Women & Women of Color Facing the Challenges Posed by Systemic Racism (02/15/21) (Part 2 of 2)

Women & Women of Color Facing the Challenges Posed by Systemic Racism (02/15/21) (Part 2 of 2)

We continue our Black History & State of Black America series of conscious raising shows around systemic racism & oppression. This week we speak with two activists Amanda Jasso and Kellee Coleman, who work with the City of Austin Equity Office. They share the challenges, by race and gender, that particularly are faced by women of color, at the local level regarding inequities posed by systemic oppression. Rather than complaining, they share the adaptive strategies women of color blazed in Austin Texas, in order to ‘normalize self-care’ and the care of their born and unborn children. Recognizing oppression and realizing it is not only about adapting to challenges and obstacles they place in the way to equality but recognizing that they are ‘systems’ ‘that are built to do what they are supposed to do’, maintain and expand the inequities that some benefit from while the majority to different degrees, some based on race and gender, are left to struggle with. Additional insights are provided such as the clarity in defining different types of ways oppression is manifested, however what is ‘not nearly as clear is how we experience white privilege’. Change is measured in incremental advances which hopefully will snowball into structural change. Oppression alienates us from our humanity, but we are inspired by how our guests minimize those impacts by the choices they make and teach us to make.

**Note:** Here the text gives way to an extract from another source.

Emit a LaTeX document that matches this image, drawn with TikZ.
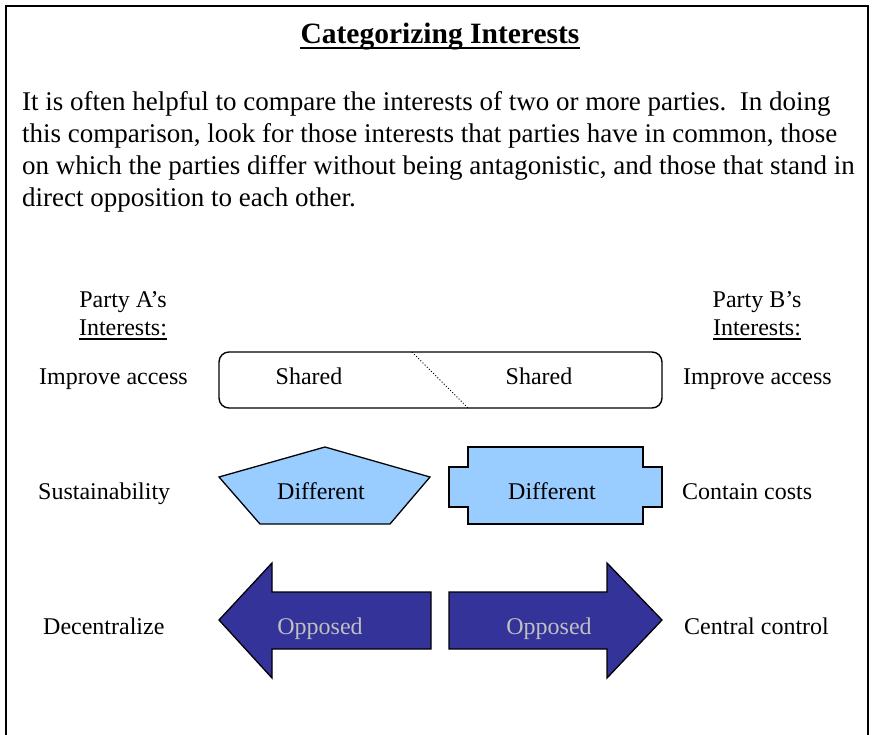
\documentclass[tikz,border=0pt]{standalone}
\usepackage{fontspec}
\setmainfont{Liberation Serif}
\definecolor{softblue}{HTML}{99CCFF}
\definecolor{deepblue}{HTML}{333399}
\definecolor{lightgrey}{HTML}{C0C0C0}
\begin{document}
\begin{tikzpicture}[x=1pt,y=-1pt,
  bodyline/.style={font=\fontsize{27}{32}\selectfont, inner sep=0pt, anchor=base west},
  lbl/.style={font=\fontsize{24}{28}\selectfont, inner sep=0pt, anchor=base},
  sidelbl/.style={lbl, anchor=base west},
  shapeline/.style={draw=black, line width=1.3pt, line join=miter},
  uline/.style={line width=1.2pt}]
\useasboundingbox (0,0) rectangle (875,735);

% open frame (no bottom edge)
\draw[line width=2pt] (6,735) -- (6,6) -- (868,6) -- (868,735);

% heading
\node[font=\bfseries\fontsize{29.5}{34}\selectfont, inner sep=0pt, anchor=base] (title) at (440,44) {Categorizing Interests};
\draw[line width=1.6pt] ([yshift=-4pt]title.base west) -- ([yshift=-4pt]title.base east);

% introductory paragraph
\node[bodyline] (p1) at (22,111) {It is often helpful to compare the interests of two or more parties.\ \ In doing};
\node[bodyline] (p2) at (22,143) {this comparison, look for those interests that parties have in common, those};
\node[bodyline] (p3) at (22,175) {on which the parties differ without being antagonistic, and those that stand in};
\node[bodyline] (p4) at (22,207) {direct opposition to each other.};

% column headings
\node[lbl] (pa) at (123,307) {Party A’s};
\node[lbl] (ia) at (123,335) {Interests:};
\draw[uline] ([yshift=-4pt]ia.base west) -- ([yshift=-4pt]ia.base east);
\node[lbl] (pb) at (757,307) {Party B’s};
\node[lbl] (ib) at (757,335) {Interests:};
\draw[uline] ([yshift=-4pt]ib.base west) -- ([yshift=-4pt]ib.base east);

% row 1: shared
\draw[line width=1.4pt, rounded corners=10pt] (219,352) rectangle (662,408);
\draw[dotted, line width=1pt] (412,352) -- (468,408);
\node[lbl] (s1) at (309,384) {Shared};
\node[lbl] (s2) at (539,384) {Shared};
\node[sidelbl] (la1) at (39,384) {Improve access};
\node[sidelbl] (lb1) at (683,384) {Improve access};

% row 2: different
\draw[shapeline, fill=softblue] (325,447) -- (430,477) -- (390,524) -- (260,524) -- (219,477) -- cycle;
\draw[shapeline, fill=softblue] (468,447) -- (643,447) -- (643,467) -- (662,467) -- (662,507) -- (643,507)
  -- (643,524) -- (468,524) -- (468,507) -- (449,507) -- (449,467) -- (468,467) -- cycle;
\node[lbl] (d1) at (321,499) {Different};
\node[lbl] (d2) at (552,499) {Different};
\node[sidelbl] (la2) at (38,499) {Sustainability};
\node[sidelbl] (lb2) at (682,499) {Contain costs};

% row 3: opposed
\draw[shapeline, fill=deepblue] (219,620) -- (272,563) -- (272,592) -- (431,592) -- (431,649) -- (272,649) -- (272,678) -- cycle;
\draw[shapeline, fill=deepblue] (449,592) -- (607,592) -- (607,563) -- (662,620) -- (607,678) -- (607,649) -- (449,649) -- cycle;
\node[lbl, text=lightgrey] (o1) at (320,634) {Opposed};
\node[lbl, text=lightgrey] (o2) at (549,634) {Opposed};
\node[sidelbl] (la3) at (43,634) {Decentralize};
\node[sidelbl] (lb3) at (684,634) {Central control};
\end{tikzpicture}
\end{document}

We highlight the heroic role of Women in Austin in the context of their role throughout the world in mitigating the effects of poverty which is defined by Oxfam as “the worst form of violence perpetrated with the consent of society”. Insightful and empirically documented findings are reviewed of the Oxfam, Jan 2020 Report entitled, Unpaid and Underpaid Care Work and the Global Inequality Crisis: Even It Up. They include and document that ‘Economic inequality is out of control’; “The monetary value of UNPAID CARE WORK globally for women aged 15 or older is at least $10.8 trillion annually”; “at the bottom of the economy, women and girls, especially women and girls living in poverty and from marginalized groups, are putting in 12.5 billion hours every day of (essential) care work for free, and countless more for poverty wages” and “Oxfam has calculated that this work adds value to the economy of at least $10.8 trillion annually.” What makes women so heroic is the lives that they save every day in the face of the oppression they disproportionately are encumbered by.